-- Start DATA FOR PROCESSING --

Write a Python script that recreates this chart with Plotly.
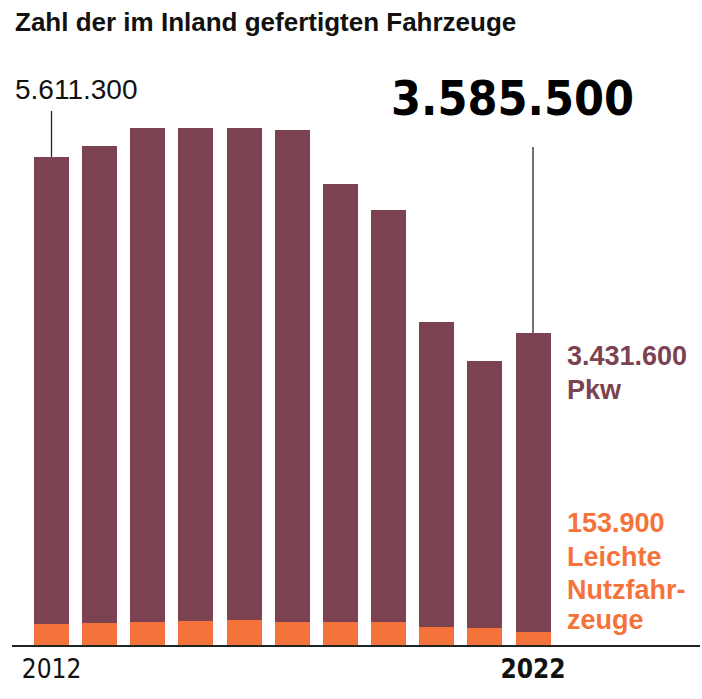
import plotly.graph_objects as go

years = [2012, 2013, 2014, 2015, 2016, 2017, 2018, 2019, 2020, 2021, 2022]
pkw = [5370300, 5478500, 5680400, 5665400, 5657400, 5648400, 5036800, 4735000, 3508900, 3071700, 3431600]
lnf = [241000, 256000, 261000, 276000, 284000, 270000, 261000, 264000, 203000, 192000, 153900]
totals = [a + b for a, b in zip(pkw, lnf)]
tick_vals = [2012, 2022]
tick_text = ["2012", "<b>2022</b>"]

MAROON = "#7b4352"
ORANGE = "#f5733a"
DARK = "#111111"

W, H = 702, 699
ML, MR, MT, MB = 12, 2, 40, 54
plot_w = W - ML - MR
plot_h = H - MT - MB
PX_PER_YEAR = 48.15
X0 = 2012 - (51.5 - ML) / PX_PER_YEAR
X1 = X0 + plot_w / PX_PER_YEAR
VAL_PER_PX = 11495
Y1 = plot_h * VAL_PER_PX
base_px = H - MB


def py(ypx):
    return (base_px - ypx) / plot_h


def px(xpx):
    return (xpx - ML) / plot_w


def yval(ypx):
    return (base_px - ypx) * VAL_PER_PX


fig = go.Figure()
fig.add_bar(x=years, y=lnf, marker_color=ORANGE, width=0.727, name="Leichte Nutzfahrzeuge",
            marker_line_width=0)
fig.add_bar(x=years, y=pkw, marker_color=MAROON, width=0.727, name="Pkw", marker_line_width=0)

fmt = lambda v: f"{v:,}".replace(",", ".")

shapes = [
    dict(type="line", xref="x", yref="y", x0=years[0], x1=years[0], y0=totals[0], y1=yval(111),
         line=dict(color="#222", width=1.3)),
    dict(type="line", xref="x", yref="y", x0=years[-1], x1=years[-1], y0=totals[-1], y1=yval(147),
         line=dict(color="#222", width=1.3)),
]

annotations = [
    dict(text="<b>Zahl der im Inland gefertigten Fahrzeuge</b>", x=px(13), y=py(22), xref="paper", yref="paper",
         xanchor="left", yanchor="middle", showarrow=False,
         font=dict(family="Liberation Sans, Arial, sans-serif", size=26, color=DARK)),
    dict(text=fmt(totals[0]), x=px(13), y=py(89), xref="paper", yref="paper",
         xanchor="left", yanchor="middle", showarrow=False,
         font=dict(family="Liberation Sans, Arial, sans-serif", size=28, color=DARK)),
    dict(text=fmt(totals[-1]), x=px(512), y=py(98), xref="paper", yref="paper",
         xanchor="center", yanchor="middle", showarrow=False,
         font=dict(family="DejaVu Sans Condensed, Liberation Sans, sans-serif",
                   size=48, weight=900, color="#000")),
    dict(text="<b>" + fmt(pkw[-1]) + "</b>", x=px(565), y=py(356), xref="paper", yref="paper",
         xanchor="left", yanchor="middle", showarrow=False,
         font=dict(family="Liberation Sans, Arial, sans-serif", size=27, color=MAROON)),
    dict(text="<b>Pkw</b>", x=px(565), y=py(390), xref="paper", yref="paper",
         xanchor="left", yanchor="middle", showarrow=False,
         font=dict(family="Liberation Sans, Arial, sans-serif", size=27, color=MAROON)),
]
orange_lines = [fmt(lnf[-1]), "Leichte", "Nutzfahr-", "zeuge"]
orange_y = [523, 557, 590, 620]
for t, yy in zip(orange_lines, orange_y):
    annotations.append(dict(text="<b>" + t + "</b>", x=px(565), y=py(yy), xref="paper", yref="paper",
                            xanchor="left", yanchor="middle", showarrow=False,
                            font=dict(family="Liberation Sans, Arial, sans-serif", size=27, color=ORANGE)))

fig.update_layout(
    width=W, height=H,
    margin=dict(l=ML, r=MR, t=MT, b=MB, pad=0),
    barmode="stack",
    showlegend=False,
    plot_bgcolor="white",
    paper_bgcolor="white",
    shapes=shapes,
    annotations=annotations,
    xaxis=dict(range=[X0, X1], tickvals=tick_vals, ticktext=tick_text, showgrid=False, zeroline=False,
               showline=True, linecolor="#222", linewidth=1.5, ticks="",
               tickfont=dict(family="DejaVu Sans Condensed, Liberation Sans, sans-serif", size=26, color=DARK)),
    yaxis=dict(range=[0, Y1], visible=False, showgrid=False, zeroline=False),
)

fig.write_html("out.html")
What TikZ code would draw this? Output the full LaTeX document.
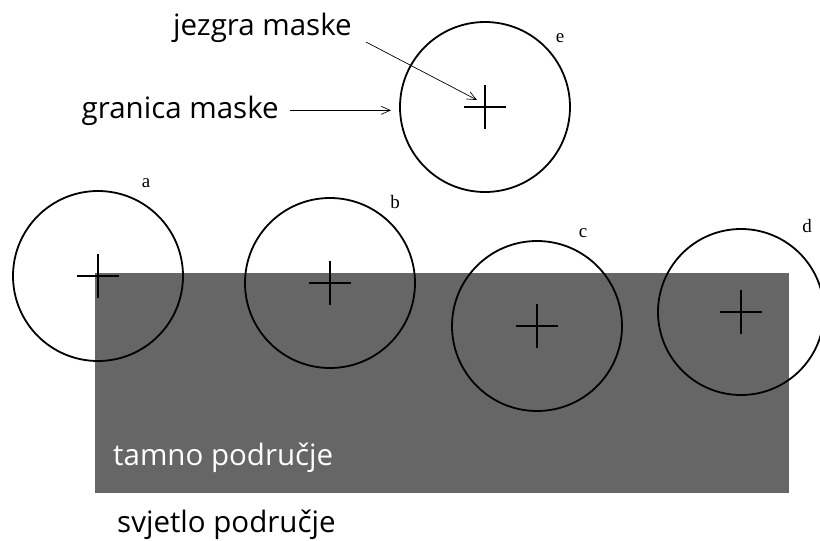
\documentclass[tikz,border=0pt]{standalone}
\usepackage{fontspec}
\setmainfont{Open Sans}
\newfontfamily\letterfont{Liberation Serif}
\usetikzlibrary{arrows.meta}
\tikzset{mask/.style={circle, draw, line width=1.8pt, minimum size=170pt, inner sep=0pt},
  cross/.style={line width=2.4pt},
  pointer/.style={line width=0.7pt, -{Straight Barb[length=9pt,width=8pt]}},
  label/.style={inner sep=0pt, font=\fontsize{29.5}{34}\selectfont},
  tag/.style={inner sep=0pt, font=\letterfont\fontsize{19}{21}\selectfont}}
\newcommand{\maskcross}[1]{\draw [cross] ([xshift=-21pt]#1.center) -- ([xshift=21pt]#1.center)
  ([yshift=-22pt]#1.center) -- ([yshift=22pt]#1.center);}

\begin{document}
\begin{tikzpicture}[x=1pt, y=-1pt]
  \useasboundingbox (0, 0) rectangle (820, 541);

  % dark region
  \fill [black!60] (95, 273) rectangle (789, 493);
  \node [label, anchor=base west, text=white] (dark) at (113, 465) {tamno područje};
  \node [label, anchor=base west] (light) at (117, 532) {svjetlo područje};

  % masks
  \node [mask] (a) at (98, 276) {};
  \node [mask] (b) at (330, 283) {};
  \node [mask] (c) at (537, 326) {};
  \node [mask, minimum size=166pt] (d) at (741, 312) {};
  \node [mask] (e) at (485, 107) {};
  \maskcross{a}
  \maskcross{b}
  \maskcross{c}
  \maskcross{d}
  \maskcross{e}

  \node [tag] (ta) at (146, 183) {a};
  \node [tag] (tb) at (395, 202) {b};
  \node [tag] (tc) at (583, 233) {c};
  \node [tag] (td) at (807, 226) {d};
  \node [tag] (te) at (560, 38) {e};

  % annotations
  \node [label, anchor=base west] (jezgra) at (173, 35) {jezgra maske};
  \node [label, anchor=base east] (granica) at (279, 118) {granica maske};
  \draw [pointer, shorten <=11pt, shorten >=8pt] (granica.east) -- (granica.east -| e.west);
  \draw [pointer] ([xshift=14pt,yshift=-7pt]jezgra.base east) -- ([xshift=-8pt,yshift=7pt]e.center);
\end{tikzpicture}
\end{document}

-- End DATA FOR PROCESSING --

--- STATED TASK ---
Repeat the entries exactly and keep the pictures out of the copy.

--- THE ANSWER ---
Write a Python script that recreates this chart with Plotly.
import plotly.graph_objects as go

years = [2012, 2013, 2014, 2015, 2016, 2017, 2018, 2019, 2020, 2021, 2022]
pkw = [5370300, 5478500, 5680400, 5665400, 5657400, 5648400, 5036800, 4735000, 3508900, 3071700, 3431600]
lnf = [241000, 256000, 261000, 276000, 284000, 270000, 261000, 264000, 203000, 192000, 153900]
totals = [a + b for a, b in zip(pkw, lnf)]
tick_vals = [2012, 2022]
tick_text = ["2012", "<b>2022</b>"]

MAROON = "#7b4352"
ORANGE = "#f5733a"
DARK = "#111111"

W, H = 702, 699
ML, MR, MT, MB = 12, 2, 40, 54
plot_w = W - ML - MR
plot_h = H - MT - MB
PX_PER_YEAR = 48.15
X0 = 2012 - (51.5 - ML) / PX_PER_YEAR
X1 = X0 + plot_w / PX_PER_YEAR
VAL_PER_PX = 11495
Y1 = plot_h * VAL_PER_PX
base_px = H - MB


def py(ypx):
    return (base_px - ypx) / plot_h


def px(xpx):
    return (xpx - ML) / plot_w


def yval(ypx):
    return (base_px - ypx) * VAL_PER_PX


fig = go.Figure()
fig.add_bar(x=years, y=lnf, marker_color=ORANGE, width=0.727, name="Leichte Nutzfahrzeuge",
            marker_line_width=0)
fig.add_bar(x=years, y=pkw, marker_color=MAROON, width=0.727, name="Pkw", marker_line_width=0)

fmt = lambda v: f"{v:,}".replace(",", ".")

shapes = [
    dict(type="line", xref="x", yref="y", x0=years[0], x1=years[0], y0=totals[0], y1=yval(111),
         line=dict(color="#222", width=1.3)),
    dict(type="line", xref="x", yref="y", x0=years[-1], x1=years[-1], y0=totals[-1], y1=yval(147),
         line=dict(color="#222", width=1.3)),
]

annotations = [
    dict(text="<b>Zahl der im Inland gefertigten Fahrzeuge</b>", x=px(13), y=py(22), xref="paper", yref="paper",
         xanchor="left", yanchor="middle", showarrow=False,
         font=dict(family="Liberation Sans, Arial, sans-serif", size=26, color=DARK)),
    dict(text=fmt(totals[0]), x=px(13), y=py(89), xref="paper", yref="paper",
         xanchor="left", yanchor="middle", showarrow=False,
         font=dict(family="Liberation Sans, Arial, sans-serif", size=28, color=DARK)),
    dict(text=fmt(totals[-1]), x=px(512), y=py(98), xref="paper", yref="paper",
         xanchor="center", yanchor="middle", showarrow=False,
         font=dict(family="DejaVu Sans Condensed, Liberation Sans, sans-serif",
                   size=48, weight=900, color="#000")),
    dict(text="<b>" + fmt(pkw[-1]) + "</b>", x=px(565), y=py(356), xref="paper", yref="paper",
         xanchor="left", yanchor="middle", showarrow=False,
         font=dict(family="Liberation Sans, Arial, sans-serif", size=27, color=MAROON)),
    dict(text="<b>Pkw</b>", x=px(565), y=py(390), xref="paper", yref="paper",
         xanchor="left", yanchor="middle", showarrow=False,
         font=dict(family="Liberation Sans, Arial, sans-serif", size=27, color=MAROON)),
]
orange_lines = [fmt(lnf[-1]), "Leichte", "Nutzfahr-", "zeuge"]
orange_y = [523, 557, 590, 620]
for t, yy in zip(orange_lines, orange_y):
    annotations.append(dict(text="<b>" + t + "</b>", x=px(565), y=py(yy), xref="paper", yref="paper",
                            xanchor="left", yanchor="middle", showarrow=False,
                            font=dict(family="Liberation Sans, Arial, sans-serif", size=27, color=ORANGE)))

fig.update_layout(
    width=W, height=H,
    margin=dict(l=ML, r=MR, t=MT, b=MB, pad=0),
    barmode="stack",
    showlegend=False,
    plot_bgcolor="white",
    paper_bgcolor="white",
    shapes=shapes,
    annotations=annotations,
    xaxis=dict(range=[X0, X1], tickvals=tick_vals, ticktext=tick_text, showgrid=False, zeroline=False,
               showline=True, linecolor="#222", linewidth=1.5, ticks="",
               tickfont=dict(family="DejaVu Sans Condensed, Liberation Sans, sans-serif", size=26, color=DARK)),
    yaxis=dict(range=[0, Y1], visible=False, showgrid=False, zeroline=False),
)

fig.write_html("out.html")
What TikZ code would draw this? Output the full LaTeX document.
\documentclass[tikz,border=0pt]{standalone}
\usepackage{fontspec}
\setmainfont{Open Sans}
\newfontfamily\letterfont{Liberation Serif}
\usetikzlibrary{arrows.meta}
\tikzset{mask/.style={circle, draw, line width=1.8pt, minimum size=170pt, inner sep=0pt},
  cross/.style={line width=2.4pt},
  pointer/.style={line width=0.7pt, -{Straight Barb[length=9pt,width=8pt]}},
  label/.style={inner sep=0pt, font=\fontsize{29.5}{34}\selectfont},
  tag/.style={inner sep=0pt, font=\letterfont\fontsize{19}{21}\selectfont}}
\newcommand{\maskcross}[1]{\draw [cross] ([xshift=-21pt]#1.center) -- ([xshift=21pt]#1.center)
  ([yshift=-22pt]#1.center) -- ([yshift=22pt]#1.center);}

\begin{document}
\begin{tikzpicture}[x=1pt, y=-1pt]
  \useasboundingbox (0, 0) rectangle (820, 541);

  % dark region
  \fill [black!60] (95, 273) rectangle (789, 493);
  \node [label, anchor=base west, text=white] (dark) at (113, 465) {tamno područje};
  \node [label, anchor=base west] (light) at (117, 532) {svjetlo područje};

  % masks
  \node [mask] (a) at (98, 276) {};
  \node [mask] (b) at (330, 283) {};
  \node [mask] (c) at (537, 326) {};
  \node [mask, minimum size=166pt] (d) at (741, 312) {};
  \node [mask] (e) at (485, 107) {};
  \maskcross{a}
  \maskcross{b}
  \maskcross{c}
  \maskcross{d}
  \maskcross{e}

  \node [tag] (ta) at (146, 183) {a};
  \node [tag] (tb) at (395, 202) {b};
  \node [tag] (tc) at (583, 233) {c};
  \node [tag] (td) at (807, 226) {d};
  \node [tag] (te) at (560, 38) {e};

  % annotations
  \node [label, anchor=base west] (jezgra) at (173, 35) {jezgra maske};
  \node [label, anchor=base east] (granica) at (279, 118) {granica maske};
  \draw [pointer, shorten <=11pt, shorten >=8pt] (granica.east) -- (granica.east -| e.west);
  \draw [pointer] ([xshift=14pt,yshift=-7pt]jezgra.base east) -- ([xshift=-8pt,yshift=7pt]e.center);
\end{tikzpicture}
\end{document}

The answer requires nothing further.